→ DATA SHOWN
______
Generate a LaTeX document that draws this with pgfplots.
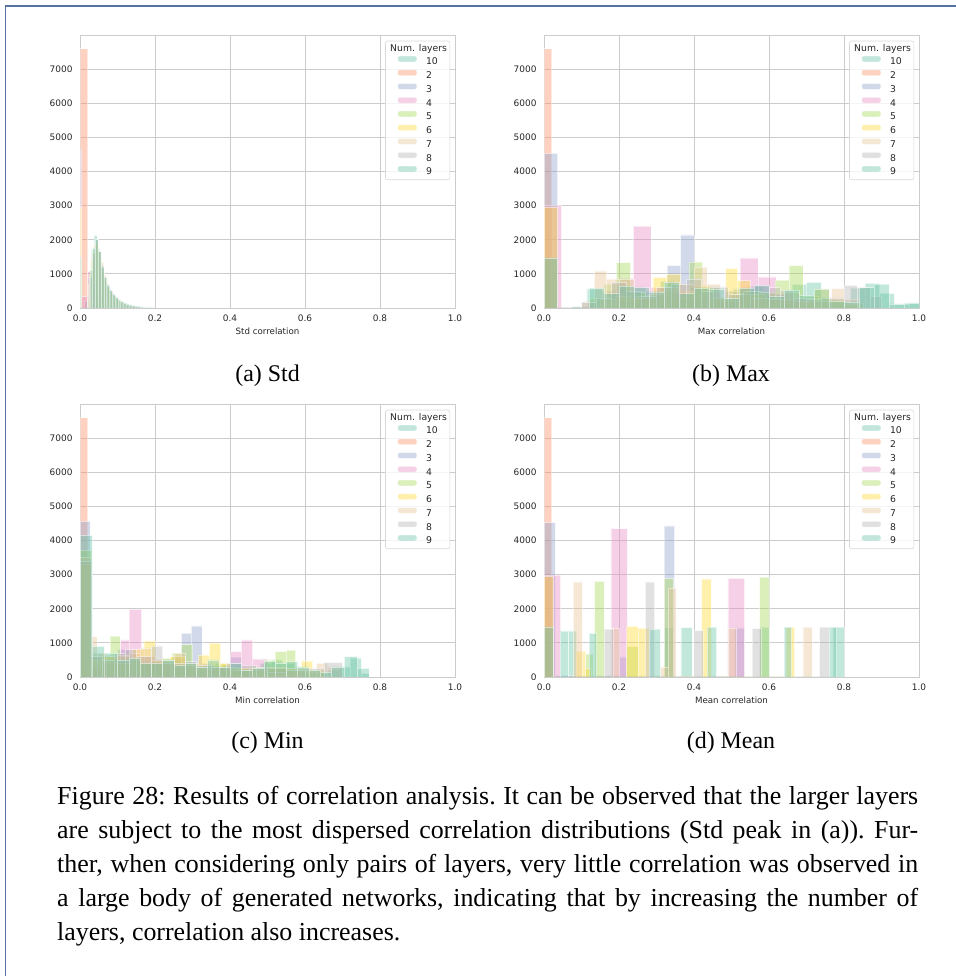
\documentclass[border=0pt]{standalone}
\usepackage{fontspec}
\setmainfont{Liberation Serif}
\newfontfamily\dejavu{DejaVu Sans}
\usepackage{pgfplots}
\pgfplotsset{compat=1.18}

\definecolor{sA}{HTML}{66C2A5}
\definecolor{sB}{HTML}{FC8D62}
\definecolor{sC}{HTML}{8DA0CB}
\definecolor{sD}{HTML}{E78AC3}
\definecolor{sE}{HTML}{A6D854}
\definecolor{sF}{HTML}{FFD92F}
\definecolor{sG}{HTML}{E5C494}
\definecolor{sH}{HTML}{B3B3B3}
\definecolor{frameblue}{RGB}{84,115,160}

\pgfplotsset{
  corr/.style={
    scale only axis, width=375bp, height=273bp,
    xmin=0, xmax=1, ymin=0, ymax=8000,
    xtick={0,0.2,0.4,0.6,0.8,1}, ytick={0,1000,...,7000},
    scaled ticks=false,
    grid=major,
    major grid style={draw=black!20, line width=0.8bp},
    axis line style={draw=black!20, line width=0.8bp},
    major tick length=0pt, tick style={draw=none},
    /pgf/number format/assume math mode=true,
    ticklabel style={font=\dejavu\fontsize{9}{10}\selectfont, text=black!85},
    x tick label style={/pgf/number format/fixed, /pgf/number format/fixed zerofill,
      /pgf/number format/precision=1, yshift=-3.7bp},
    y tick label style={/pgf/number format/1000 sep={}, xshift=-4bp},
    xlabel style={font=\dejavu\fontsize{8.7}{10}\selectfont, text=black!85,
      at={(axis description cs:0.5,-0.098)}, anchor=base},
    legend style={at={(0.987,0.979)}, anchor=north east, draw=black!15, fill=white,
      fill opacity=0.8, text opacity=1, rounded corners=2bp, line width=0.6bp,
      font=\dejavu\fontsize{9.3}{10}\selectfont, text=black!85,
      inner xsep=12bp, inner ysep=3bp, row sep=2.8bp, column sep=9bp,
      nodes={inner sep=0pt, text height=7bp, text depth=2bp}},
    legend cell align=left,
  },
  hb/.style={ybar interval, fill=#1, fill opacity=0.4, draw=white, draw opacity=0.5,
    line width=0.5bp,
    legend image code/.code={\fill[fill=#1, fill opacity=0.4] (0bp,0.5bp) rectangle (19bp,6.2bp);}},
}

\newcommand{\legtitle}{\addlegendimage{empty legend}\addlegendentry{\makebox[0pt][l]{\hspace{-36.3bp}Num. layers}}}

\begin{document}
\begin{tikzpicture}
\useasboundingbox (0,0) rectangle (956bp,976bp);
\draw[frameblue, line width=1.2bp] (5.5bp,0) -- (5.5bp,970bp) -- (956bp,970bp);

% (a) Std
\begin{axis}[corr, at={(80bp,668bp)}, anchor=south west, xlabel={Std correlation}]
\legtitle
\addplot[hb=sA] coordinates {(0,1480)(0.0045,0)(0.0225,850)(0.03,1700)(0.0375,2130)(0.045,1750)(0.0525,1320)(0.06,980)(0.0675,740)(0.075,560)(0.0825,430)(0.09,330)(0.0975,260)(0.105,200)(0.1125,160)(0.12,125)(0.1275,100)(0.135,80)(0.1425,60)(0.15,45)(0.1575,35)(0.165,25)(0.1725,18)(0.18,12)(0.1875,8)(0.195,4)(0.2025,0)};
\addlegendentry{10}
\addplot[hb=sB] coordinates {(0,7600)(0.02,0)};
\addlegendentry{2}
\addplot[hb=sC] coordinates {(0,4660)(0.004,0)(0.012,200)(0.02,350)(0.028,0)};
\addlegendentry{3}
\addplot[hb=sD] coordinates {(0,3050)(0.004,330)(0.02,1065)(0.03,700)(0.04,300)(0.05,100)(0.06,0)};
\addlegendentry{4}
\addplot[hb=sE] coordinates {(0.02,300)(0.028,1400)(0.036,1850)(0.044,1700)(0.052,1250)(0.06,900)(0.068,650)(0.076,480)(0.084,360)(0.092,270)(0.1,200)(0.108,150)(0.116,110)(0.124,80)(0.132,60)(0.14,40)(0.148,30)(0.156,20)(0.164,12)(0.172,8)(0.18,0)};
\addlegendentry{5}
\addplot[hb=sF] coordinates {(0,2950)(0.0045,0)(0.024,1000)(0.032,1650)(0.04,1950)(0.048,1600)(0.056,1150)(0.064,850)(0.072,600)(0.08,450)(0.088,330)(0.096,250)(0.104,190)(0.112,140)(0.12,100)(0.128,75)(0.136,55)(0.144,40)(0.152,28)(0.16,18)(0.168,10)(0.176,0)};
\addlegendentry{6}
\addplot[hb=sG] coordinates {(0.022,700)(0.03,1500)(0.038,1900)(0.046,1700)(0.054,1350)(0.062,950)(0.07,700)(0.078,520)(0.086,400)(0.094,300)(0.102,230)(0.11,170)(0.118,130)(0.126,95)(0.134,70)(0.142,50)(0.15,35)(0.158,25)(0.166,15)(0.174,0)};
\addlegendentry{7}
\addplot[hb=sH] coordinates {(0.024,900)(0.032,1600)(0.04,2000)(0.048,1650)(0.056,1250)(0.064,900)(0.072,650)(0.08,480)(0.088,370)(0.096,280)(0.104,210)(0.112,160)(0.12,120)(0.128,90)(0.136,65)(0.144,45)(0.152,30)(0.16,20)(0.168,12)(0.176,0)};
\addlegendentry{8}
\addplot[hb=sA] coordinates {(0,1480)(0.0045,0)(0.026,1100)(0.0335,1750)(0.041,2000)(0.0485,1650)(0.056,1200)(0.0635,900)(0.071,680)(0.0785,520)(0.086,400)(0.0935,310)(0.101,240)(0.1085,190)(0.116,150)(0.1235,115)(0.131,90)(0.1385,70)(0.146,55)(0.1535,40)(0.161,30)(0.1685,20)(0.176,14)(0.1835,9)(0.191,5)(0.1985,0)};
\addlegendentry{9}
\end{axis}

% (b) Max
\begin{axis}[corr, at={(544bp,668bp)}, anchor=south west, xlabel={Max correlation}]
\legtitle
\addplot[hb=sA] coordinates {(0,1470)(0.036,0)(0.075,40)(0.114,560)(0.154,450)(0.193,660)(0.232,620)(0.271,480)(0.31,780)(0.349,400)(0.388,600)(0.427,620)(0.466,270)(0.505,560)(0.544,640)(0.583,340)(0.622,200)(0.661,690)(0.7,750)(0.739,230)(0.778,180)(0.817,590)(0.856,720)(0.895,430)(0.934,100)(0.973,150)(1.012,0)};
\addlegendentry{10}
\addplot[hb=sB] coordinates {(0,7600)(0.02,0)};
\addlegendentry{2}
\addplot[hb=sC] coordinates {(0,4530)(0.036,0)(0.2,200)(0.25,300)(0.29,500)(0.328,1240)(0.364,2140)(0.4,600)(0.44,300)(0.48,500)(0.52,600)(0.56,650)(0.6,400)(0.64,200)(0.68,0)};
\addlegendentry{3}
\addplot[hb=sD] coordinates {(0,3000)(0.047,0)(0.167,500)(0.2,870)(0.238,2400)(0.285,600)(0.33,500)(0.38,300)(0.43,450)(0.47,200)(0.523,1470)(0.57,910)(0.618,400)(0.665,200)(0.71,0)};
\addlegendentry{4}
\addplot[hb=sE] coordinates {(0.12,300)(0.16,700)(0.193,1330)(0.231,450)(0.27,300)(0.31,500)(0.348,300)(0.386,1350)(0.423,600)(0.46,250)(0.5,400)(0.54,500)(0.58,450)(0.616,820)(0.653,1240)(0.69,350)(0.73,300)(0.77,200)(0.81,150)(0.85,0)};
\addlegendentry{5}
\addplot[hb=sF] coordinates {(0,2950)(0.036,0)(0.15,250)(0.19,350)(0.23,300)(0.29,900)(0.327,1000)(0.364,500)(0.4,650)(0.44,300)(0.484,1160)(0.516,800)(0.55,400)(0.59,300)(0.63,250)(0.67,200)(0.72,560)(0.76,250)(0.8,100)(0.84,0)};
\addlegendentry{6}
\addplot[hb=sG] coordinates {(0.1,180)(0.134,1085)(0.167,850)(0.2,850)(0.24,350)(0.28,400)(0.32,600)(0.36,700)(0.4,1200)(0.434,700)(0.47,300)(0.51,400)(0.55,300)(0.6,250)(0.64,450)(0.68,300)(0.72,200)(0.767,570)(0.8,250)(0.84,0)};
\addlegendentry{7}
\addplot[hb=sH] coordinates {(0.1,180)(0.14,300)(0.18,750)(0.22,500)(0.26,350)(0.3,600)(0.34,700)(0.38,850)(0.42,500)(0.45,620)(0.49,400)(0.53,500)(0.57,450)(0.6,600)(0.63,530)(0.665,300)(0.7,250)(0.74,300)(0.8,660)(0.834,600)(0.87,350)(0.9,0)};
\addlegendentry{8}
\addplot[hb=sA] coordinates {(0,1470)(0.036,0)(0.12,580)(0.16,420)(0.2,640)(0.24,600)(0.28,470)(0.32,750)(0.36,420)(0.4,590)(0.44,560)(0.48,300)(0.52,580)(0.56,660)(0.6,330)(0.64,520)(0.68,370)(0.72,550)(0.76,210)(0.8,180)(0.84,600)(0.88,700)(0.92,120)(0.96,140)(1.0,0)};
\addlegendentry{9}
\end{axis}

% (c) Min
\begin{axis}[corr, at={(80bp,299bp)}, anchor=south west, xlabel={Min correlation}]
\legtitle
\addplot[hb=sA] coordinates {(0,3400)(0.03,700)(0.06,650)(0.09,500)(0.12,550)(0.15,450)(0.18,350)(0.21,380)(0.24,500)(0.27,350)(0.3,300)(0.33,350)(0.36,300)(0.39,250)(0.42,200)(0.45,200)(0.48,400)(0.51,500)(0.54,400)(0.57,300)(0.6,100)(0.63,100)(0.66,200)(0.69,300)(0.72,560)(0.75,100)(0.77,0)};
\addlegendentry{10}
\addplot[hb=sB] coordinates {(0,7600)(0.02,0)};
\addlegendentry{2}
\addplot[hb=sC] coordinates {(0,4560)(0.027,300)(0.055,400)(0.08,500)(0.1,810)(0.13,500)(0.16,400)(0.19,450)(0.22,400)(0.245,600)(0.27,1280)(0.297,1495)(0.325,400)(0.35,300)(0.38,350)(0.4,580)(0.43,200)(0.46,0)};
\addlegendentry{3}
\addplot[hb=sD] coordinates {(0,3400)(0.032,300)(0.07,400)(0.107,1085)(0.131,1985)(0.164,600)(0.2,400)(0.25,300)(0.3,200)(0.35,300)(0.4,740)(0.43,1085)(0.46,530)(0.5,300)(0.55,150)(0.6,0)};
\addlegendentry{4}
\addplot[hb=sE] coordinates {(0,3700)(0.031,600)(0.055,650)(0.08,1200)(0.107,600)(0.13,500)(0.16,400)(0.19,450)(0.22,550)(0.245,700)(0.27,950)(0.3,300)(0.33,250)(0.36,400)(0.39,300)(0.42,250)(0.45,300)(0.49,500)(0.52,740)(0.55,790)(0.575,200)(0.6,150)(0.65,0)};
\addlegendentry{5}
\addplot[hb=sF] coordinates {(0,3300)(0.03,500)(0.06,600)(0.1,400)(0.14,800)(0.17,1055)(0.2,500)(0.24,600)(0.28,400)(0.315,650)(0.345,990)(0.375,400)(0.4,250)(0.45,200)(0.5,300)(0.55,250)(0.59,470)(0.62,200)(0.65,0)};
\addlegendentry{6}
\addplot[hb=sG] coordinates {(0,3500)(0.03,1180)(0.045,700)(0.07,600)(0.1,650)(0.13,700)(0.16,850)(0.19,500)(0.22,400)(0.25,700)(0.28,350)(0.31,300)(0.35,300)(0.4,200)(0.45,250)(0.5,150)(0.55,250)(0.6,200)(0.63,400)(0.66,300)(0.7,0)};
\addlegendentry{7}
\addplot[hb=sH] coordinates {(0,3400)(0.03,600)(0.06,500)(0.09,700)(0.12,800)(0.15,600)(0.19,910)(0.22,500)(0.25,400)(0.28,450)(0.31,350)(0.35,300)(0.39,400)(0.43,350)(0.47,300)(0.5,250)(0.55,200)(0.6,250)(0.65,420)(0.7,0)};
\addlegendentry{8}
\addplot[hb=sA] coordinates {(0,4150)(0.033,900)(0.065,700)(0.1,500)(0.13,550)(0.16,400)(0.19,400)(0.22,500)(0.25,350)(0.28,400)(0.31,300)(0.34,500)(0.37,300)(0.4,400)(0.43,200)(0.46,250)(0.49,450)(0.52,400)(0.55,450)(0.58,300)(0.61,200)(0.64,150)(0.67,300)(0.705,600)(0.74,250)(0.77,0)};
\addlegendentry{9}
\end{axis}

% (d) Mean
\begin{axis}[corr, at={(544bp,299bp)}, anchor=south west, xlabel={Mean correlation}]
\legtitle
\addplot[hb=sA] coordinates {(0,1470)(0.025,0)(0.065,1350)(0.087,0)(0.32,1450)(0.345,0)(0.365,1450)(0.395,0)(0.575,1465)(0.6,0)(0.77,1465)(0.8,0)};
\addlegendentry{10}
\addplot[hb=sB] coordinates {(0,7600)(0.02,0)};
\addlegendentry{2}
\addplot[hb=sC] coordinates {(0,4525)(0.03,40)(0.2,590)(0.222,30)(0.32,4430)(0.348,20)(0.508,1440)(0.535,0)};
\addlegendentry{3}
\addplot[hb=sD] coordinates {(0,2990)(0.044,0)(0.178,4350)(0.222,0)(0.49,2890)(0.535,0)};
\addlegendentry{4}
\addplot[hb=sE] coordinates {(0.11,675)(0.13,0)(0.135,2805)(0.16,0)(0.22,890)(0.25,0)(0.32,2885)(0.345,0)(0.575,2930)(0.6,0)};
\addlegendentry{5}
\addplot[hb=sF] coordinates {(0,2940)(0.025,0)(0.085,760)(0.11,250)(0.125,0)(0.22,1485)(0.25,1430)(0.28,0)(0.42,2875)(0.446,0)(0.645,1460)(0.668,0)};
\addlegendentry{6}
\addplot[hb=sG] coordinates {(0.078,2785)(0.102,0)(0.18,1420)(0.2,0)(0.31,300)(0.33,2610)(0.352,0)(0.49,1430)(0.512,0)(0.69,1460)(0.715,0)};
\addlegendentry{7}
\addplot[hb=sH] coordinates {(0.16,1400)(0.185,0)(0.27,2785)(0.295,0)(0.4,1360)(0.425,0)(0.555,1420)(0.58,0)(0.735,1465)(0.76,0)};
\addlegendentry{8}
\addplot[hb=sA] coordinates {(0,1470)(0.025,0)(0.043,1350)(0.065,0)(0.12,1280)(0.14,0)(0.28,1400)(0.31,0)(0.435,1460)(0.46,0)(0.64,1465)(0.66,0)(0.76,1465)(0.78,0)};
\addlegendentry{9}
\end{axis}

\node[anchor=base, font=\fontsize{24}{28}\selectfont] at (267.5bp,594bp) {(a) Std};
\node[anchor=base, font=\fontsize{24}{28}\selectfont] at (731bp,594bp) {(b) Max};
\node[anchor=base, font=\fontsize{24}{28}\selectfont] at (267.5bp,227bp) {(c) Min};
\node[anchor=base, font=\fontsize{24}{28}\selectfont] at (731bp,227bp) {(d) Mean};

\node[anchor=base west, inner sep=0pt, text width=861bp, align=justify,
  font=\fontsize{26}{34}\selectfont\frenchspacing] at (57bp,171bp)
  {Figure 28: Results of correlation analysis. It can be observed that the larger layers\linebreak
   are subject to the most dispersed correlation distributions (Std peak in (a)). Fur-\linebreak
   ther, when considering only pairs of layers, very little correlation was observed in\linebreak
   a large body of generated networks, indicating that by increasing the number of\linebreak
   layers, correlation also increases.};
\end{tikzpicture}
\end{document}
______
→ WHAT NEEDS TO BE DONE
Scan the material above. Return every line containing the string "that".

→ ANSWER FOR THIS EXERCISE
Generate a LaTeX document that draws this with pgfplots.
  {Figure 28: Results of correlation analysis. It can be observed that the larger layers\linebreak
   a large body of generated networks, indicating that by increasing the number of\linebreak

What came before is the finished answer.